L'Ukrainien Illia Issaiev, 18 ans, formateur au maniement de drones militaires, à Kharkiv, le 15 octobre 2025 ( AFP / OLEKSII FILIPPOV )
Nous rencontrons Illia alors qu'il forme un groupe de jeunes hommes au maniement des drones militaires, sa spécialité. Ses moments passés d'"apathie", comme il dit, sont derrière lui: "Les temps difficiles rendent les gens plus forts. Notre période fabrique des gens forts qui vont construire un bon pays", tranche-t-il.
Pas aussi simple pour Kostiantyn Kossik, sous médicaments pour soigner ses tics, malaises et migraines. "C'est à cause de la guerre. Je suis constamment nerveux, sous tension. Cela affecte énormément ma santé", lâche le jeune homme au cheveu ras et à la barbe rousse finement taillée.
Kostiantyn, 18 ans, est originaire du Donetsk, région secouée par des combats dès 2014. Il a grandi à Avdiivka, ville-martyre aujourd'hui en ruines, passée sous contrôle russe après des mois de combats.
"J'ai connu la guerre à l'âge de six ans. Pour un petit garçon, c'était très intéressant. Les chars, les soldats, les armes automatiques. Quand j'ai eu l'âge de comprendre, c'est devenu beaucoup moins drôle". Des semaines dans le sous-sol de sa maison secouée par les explosions, aucun voisin à proximité. "D'un côté cela m'a endurci. Mais j'aurais préféré une enfance normale, avec des amis, de la joie."
- "Continuer à rêver" -
Comme près de quatre millions de personnes déplacées à l'intérieur de l'Ukraine, la famille de Kostiantyn vit d'expédients. Elle loue une maison sans chauffage à Irpin, près de Kiev. La mère passe ses journées à s'occuper de son beau-père, grabataire après une série d'infarctus liés au conflit.
L'Ukrainien Kostiantyn Kosik, 18 ans, à l'Université d'Irpin (dans la région de Kiev) où il étude le droit, le 20 octobre 2025 ( AFP / OLEKSII FILIPPOV )
Kostiantyn est en deuxième année de droit international. "Pour pouvoir protéger les droits humains, en Ukraine et ailleurs dans le monde" espère-t-il, en dépit d'un anglais sommaire.
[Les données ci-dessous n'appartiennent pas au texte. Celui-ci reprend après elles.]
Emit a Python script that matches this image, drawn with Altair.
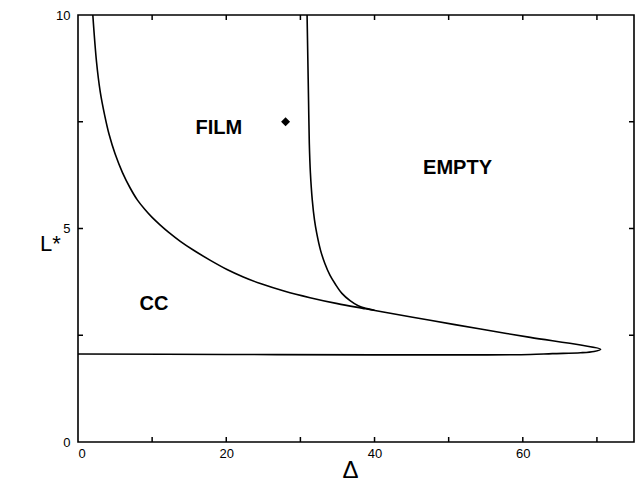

Il est fier d'étudier à l'Université d'Irpin encore endommagée par un missile russe en octobre 2022.
"Les enfants dorment dans des abris antiaériens, ils perdent leurs parents, leurs amis. Et pourtant ils continuent à vivre, à rêver", relève le ministre des Affaires sociales Denys Oulioutine.
Retrouvons Bogdan, l'adolescent de Balakliia. Il joue et échange sur son ordinateur avec "ses nouveaux amis", tous en ligne. Il passe des heures en particulier avec Lana, une jeune fille de son âge avec qui "il s'est découvert beaucoup de points communs". Bogdan nourrit un rêve: "Nous voulons vraiment nous rencontrer avec Lana. J'en ai parlé à ma mère. Peut-être nos parents pourront-ils arranger quelque chose".
Mais Lana habite à Dnipro, à 400 km au sud-est. Un autre monde dans l'Ukraine en guerre. Et Balakliia a subi le 17 novembre deux nouvelles frappes, qui ont tué trois personnes et en ont blessé treize dont quatre enfants. A 300 mètres de l'immeuble de Bogdan et de sa mère.